Given problem — Identify each line below that contains the word "TypeScript", and copy it out.

Supplied data —

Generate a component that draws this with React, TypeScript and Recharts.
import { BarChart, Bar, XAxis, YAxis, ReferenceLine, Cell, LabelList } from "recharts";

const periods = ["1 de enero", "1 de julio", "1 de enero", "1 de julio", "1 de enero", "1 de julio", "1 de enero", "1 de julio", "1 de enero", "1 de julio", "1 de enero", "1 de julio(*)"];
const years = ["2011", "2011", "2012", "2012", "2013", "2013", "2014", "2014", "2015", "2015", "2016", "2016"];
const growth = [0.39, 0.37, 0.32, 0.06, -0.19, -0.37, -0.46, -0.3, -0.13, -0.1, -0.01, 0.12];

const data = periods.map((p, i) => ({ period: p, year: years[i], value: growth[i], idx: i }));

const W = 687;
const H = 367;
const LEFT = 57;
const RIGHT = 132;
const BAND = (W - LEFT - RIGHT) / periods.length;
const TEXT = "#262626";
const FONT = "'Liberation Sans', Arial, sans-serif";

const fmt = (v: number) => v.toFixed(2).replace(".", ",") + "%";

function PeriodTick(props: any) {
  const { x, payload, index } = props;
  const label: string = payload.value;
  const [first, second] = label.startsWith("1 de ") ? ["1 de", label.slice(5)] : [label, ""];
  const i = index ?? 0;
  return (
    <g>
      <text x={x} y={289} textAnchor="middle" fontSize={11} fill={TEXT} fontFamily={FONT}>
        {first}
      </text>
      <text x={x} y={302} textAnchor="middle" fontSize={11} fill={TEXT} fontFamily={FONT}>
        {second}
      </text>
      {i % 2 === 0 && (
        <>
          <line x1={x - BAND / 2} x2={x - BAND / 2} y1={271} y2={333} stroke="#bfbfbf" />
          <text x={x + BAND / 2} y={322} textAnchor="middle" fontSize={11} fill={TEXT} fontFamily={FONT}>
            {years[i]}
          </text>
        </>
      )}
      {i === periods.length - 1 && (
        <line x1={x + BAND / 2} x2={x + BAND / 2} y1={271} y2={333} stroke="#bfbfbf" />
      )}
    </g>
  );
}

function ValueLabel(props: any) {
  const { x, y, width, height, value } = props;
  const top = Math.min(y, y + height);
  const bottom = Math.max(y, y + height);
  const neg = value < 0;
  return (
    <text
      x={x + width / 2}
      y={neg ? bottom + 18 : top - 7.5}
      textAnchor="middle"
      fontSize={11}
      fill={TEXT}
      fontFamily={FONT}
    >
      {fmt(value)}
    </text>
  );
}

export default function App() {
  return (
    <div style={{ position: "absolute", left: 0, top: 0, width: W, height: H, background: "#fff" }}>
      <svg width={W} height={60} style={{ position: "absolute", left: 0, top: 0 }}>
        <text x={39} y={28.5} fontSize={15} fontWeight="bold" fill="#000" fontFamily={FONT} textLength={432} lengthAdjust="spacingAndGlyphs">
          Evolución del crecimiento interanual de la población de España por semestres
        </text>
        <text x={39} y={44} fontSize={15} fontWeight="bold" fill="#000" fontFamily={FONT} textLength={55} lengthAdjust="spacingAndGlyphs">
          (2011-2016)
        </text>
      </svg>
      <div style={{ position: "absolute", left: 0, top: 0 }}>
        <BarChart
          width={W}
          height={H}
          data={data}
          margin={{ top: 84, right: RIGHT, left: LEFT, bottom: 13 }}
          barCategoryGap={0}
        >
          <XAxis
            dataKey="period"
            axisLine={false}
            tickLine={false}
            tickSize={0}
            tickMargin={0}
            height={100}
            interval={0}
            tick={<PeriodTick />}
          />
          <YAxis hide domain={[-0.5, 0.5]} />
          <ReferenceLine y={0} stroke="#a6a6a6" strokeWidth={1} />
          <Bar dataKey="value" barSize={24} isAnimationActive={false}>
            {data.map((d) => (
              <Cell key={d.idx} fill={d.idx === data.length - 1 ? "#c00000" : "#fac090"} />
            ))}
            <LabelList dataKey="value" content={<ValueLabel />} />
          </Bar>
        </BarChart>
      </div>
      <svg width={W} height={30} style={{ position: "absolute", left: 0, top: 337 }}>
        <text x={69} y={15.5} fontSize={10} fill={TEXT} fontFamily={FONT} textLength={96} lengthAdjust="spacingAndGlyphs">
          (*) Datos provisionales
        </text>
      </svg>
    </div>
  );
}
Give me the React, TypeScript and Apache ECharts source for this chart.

Written reply —
Generate a component that draws this with React, TypeScript and Recharts.
Give me the React, TypeScript and Apache ECharts source for this chart.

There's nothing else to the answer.